What is needed: Retype, please, the listing from its opening line through the line that contains "const chartData = categories.map((month, i)", both included, without the pictures.

Supplied data:
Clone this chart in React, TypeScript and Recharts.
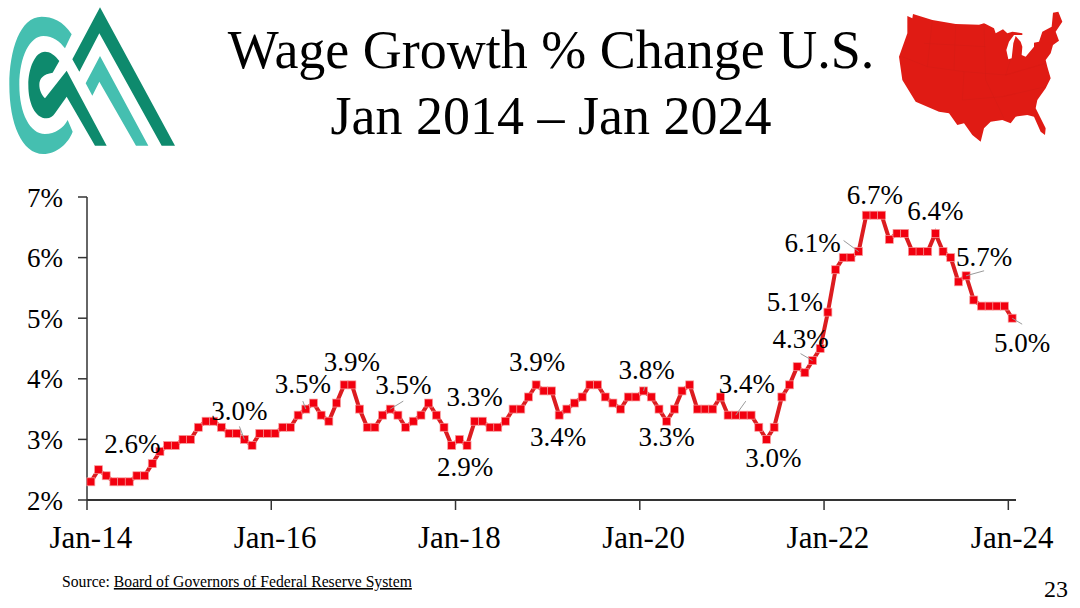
import React from "react";
import { LineChart, Line, XAxis, YAxis } from "recharts";

const SERIF = '"Liberation Serif", serif';

const YEARS = ["14", "15", "16", "17", "18", "19", "20", "21", "22", "23"];
const MONTHS = ["Jan", "Feb", "Mar", "Apr", "May", "Jun", "Jul", "Aug", "Sep", "Oct", "Nov", "Dec"];
const categories = [...YEARS.flatMap((y) => MONTHS.map((m) => `${m}-${y}`)), "Jan-24"];

const wageGrowth = [
  2.3, 2.5, 2.4, 2.3, 2.3, 2.3, 2.4, 2.4, 2.6, 2.8, 2.9, 2.9,
  3.0, 3.0, 3.2, 3.3, 3.3, 3.2, 3.1, 3.1, 3.0, 2.9, 3.1, 3.1,
  3.1, 3.2, 3.2, 3.4, 3.5, 3.6, 3.4, 3.3, 3.6, 3.9, 3.9, 3.5,
  3.2, 3.2, 3.4, 3.5, 3.4, 3.2, 3.3, 3.4, 3.6, 3.4, 3.2, 2.9,
  3.0, 2.9, 3.3, 3.3, 3.2, 3.2, 3.3, 3.5, 3.5, 3.7, 3.9, 3.8,
  3.8, 3.4, 3.5, 3.6, 3.7, 3.9, 3.9, 3.7, 3.6, 3.5, 3.7, 3.7,
  3.8, 3.7, 3.5, 3.3, 3.5, 3.8, 3.9, 3.5, 3.5, 3.5, 3.7, 3.4,
  3.4, 3.4, 3.4, 3.2, 3.0, 3.2, 3.7, 3.9, 4.2, 4.1, 4.3, 4.5,
  5.1, 5.8, 6.0, 6.0, 6.1, 6.7, 6.7, 6.7, 6.3, 6.4, 6.4, 6.1,
  6.1, 6.1, 6.4, 6.1, 6.0, 5.6, 5.7, 5.3, 5.2, 5.2, 5.2, 5.2,
  5.0,
];

const xTicks = ["Jan-14", "Jan-16", "Jan-18", "Jan-20", "Jan-22", "Jan-24"];
const yTicks = [2, 3, 4, 5, 6, 7];

const chartData = categories.map((month, i) => ({ month, growth: wageGrowth[i] }));

// label centre relative to the point, and optional start of the grey leader line
const callouts: Record<string, { dx: number; dy: number; leader?: [number, number] }> = {
  "Sep-14": { dx: -20, dy: -20 },
  "Sep-15": { dx: -5, dy: -28, leader: [-5, -13] },
  "May-16": { dx: -3, dy: -25, leader: [-3, -8] },
  "Nov-16": { dx: 0, dy: -23 },
  "Apr-17": { dx: 13, dy: -24, leader: [13, -8] },
  "Feb-18": { dx: -2, dy: 22 },
  "Mar-18": { dx: 0, dy: -24 },
  "Nov-18": { dx: 1, dy: -23 },
  "Feb-19": { dx: -1, dy: 22 },
  "Jan-20": { dx: 3, dy: -21, leader: [1, -4] },
  "Apr-20": { dx: 0, dy: 16 },
  "Jan-21": { dx: 11, dy: -31, leader: [10, -14] },
  "May-21": { dx: 7, dy: 19 },
  "Nov-21": { dx: -12, dy: -22, leader: [-12, -7] },
  "Jan-22": { dx: -33, dy: -10 },
  "May-22": { dx: -46, dy: -9, leader: [-15, -11] },
  "Jul-22": { dx: 1, dy: -20 },
  "Mar-23": { dx: 0, dy: -22 },
  "Jul-23": { dx: 18, dy: -19, leader: [18, -5] },
  "Jan-24": { dx: 10, dy: 25, leader: [10, 6] },
};

const SquareDot = (props: any) => (
  <rect
    key={props.index}
    x={props.cx - 4}
    y={props.cy - 4}
    width={8}
    height={8}
    fill="#f2000f"
    stroke="#f7a0a0"
    strokeWidth={0.7}
  />
);

const CalloutLabel = (props: any) => {
  const c = callouts[categories[props.index]];
  if (!c) return <g key={props.index} />;
  const { x, y, value } = props;
  return (
    <g key={props.index}>
      {c.leader && (
        <line x1={x + c.leader[0]} y1={y + c.leader[1]} x2={x} y2={y} stroke="#9a9a9a" strokeWidth={1} />
      )}
      <text
        x={x + c.dx}
        y={y + c.dy}
        textAnchor="middle"
        dominantBaseline="central"
        fontFamily={SERIF}
        fontSize={27}
        fill="#000"
      >
        {`${value.toFixed(1)}%`}
      </text>
    </g>
  );
};

const MonthTick = (props: any) => {
  const { x, y, payload } = props;
  const band = 7.68;
  return (
    <g>
      <line x1={x - band / 2} y1={y} x2={x - band / 2} y2={y + 10} stroke="#333" strokeWidth={1.5} />
      <text x={x} y={y + 48} textAnchor="middle" fontFamily={SERIF} fontSize={31} fill="#000">
        {payload.value}
      </text>
    </g>
  );
};

const Logo = () => (
  <svg
    width={200}
    height={160}
    viewBox="0 0 600 480"
    style={{ position: "absolute", left: 0, top: 0 }}
  >
    <path
      fill="#45bfb0"
      d="M215 103 C190 62 155 50 125 50 C60 50 28 150 28 255 C28 370 65 462 130 462 C170 462 205 430 218 395 L203 360 C190 385 165 402 135 402 C90 402 58 340 58 255 C58 170 90 108 130 108 C160 108 180 125 195 145 Z"
    />
    <path
      fill="#0e8a6d"
      d="M178 183 C165 165 150 155 135 155 C105 155 85 205 85 255 C85 310 105 355 140 355 C150 355 158 350 165 340 L200 290 L285 437 L320 437 L200 212 L135 295 C125 285 118 270 118 255 C118 235 130 222 158 218 Z"
    />
    <path fill="#0e8a6d" d="M300 22 L525 437 L485 437 L298 100 L238 215 L217 178 Z" />
    <path fill="#45bfb0" d="M300 168 L445 437 L408 437 L298 245 L277 287 L257 250 Z" />
  </svg>
);

const UsMap = () => (
  <svg
    width={190}
    height={150}
    viewBox="0 0 570 450"
    style={{ position: "absolute", left: 889, top: 0 }}
  >
    <path
      fill="#e01b14"
      d="M55 48 L70 55 L72 42 L130 60 L200 72 L270 74 L285 70 L290 72 L315 85 L320 100 L342 88 L355 100 L370 95 L400 100 L400 105 L375 105 L360 125 L352 150 L358 178 L368 175 L373 130 L380 108 L395 125 L400 140 L398 165 L410 170 L435 140 L435 128 L450 125 L460 95 L488 80 L492 38 L508 35 L520 65 L500 95 L510 122 L492 135 L485 160 L470 180 L475 200 L485 235 L470 265 L445 300 L440 325 L470 385 L468 405 L455 395 L435 350 L415 345 L380 350 L365 370 L340 360 L305 365 L285 385 L275 425 L250 405 L225 370 L205 375 L180 340 L150 335 L80 305 L40 240 L30 170 L55 100 Z"
    />
    <path
      fill="none"
      stroke="#cf1a14"
      strokeWidth={1}
      d="M130 60 L115 200 L225 215 L220 300 M200 72 L195 210 M285 75 L290 240 L345 355 M105 130 L290 140 M225 215 L350 225 L365 178 M350 225 L470 190 M340 290 L470 260 M220 300 L340 290 M40 170 L115 200"
    />
  </svg>
);

const App = () => (
  <div style={{ position: "absolute", left: 0, top: 0, width: 1080, height: 608, background: "#fff", fontFamily: SERIF }}>
    <Logo />
    <UsMap />
    <svg width={1080} height={608} style={{ position: "absolute", left: 0, top: 0 }}>
      <text x={551} y={68} textAnchor="middle" fontSize={54} fill="#000">
        Wage Growth % Change U.S.
      </text>
      <text x={551} y={134} textAnchor="middle" fontSize={54} fill="#000">
        Jan 2014 – Jan 2024
      </text>
      <text x={62} y={587} fontSize={15.7} fill="#000">
        Source: <tspan textDecoration="underline">Board of Governors of Federal Reserve System</tspan>
      </text>
      <text x={1044} y={597} fontSize={24} fill="#000">
        23
      </text>
    </svg>
    <div style={{ position: "absolute", left: 0, top: 0 }}>
      <LineChart
        width={1080}
        height={608}
        data={chartData}
        margin={{ top: 197, right: 64, bottom: 0, left: 0 }}
      >
        <XAxis
          dataKey="month"
          scale="band"
          height={108}
          ticks={xTicks}
          interval={0}
          tick={<MonthTick />}
          tickSize={0}
          tickMargin={0}
          tickLine={false}
          axisLine={{ stroke: "#333", strokeWidth: 2 }}
        />
        <YAxis
          width={87}
          domain={[2, 7]}
          ticks={yTicks}
          tickFormatter={(v: number) => `${v}%`}
          tick={{ fontFamily: SERIF, fontSize: 27, fill: "#000" }}
          tickSize={9}
          tickMargin={15}
          tickLine={{ stroke: "#333", strokeWidth: 1.5 }}
          axisLine={{ stroke: "#333", strokeWidth: 1.5 }}
        />
        <Line
          dataKey="growth"
          type="linear"
          stroke="#dc1c20"
          strokeWidth={4}
          dot={<SquareDot />}
          activeDot={false}
          label={<CalloutLabel />}
          isAnimationActive={false}
        />
      </LineChart>
    </div>
  </div>
);

export default App;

Final result:
Clone this chart in React, TypeScript and Recharts.
import React from "react";
import { LineChart, Line, XAxis, YAxis } from "recharts";

const SERIF = '"Liberation Serif", serif';

const YEARS = ["14", "15", "16", "17", "18", "19", "20", "21", "22", "23"];
const MONTHS = ["Jan", "Feb", "Mar", "Apr", "May", "Jun", "Jul", "Aug", "Sep", "Oct", "Nov", "Dec"];
const categories = [...YEARS.flatMap((y) => MONTHS.map((m) => `${m}-${y}`)), "Jan-24"];

const wageGrowth = [
  2.3, 2.5, 2.4, 2.3, 2.3, 2.3, 2.4, 2.4, 2.6, 2.8, 2.9, 2.9,
  3.0, 3.0, 3.2, 3.3, 3.3, 3.2, 3.1, 3.1, 3.0, 2.9, 3.1, 3.1,
  3.1, 3.2, 3.2, 3.4, 3.5, 3.6, 3.4, 3.3, 3.6, 3.9, 3.9, 3.5,
  3.2, 3.2, 3.4, 3.5, 3.4, 3.2, 3.3, 3.4, 3.6, 3.4, 3.2, 2.9,
  3.0, 2.9, 3.3, 3.3, 3.2, 3.2, 3.3, 3.5, 3.5, 3.7, 3.9, 3.8,
  3.8, 3.4, 3.5, 3.6, 3.7, 3.9, 3.9, 3.7, 3.6, 3.5, 3.7, 3.7,
  3.8, 3.7, 3.5, 3.3, 3.5, 3.8, 3.9, 3.5, 3.5, 3.5, 3.7, 3.4,
  3.4, 3.4, 3.4, 3.2, 3.0, 3.2, 3.7, 3.9, 4.2, 4.1, 4.3, 4.5,
  5.1, 5.8, 6.0, 6.0, 6.1, 6.7, 6.7, 6.7, 6.3, 6.4, 6.4, 6.1,
  6.1, 6.1, 6.4, 6.1, 6.0, 5.6, 5.7, 5.3, 5.2, 5.2, 5.2, 5.2,
  5.0,
];

const xTicks = ["Jan-14", "Jan-16", "Jan-18", "Jan-20", "Jan-22", "Jan-24"];
const yTicks = [2, 3, 4, 5, 6, 7];

const chartData = categories.map((month, i) => ({ month, growth: wageGrowth[i] }));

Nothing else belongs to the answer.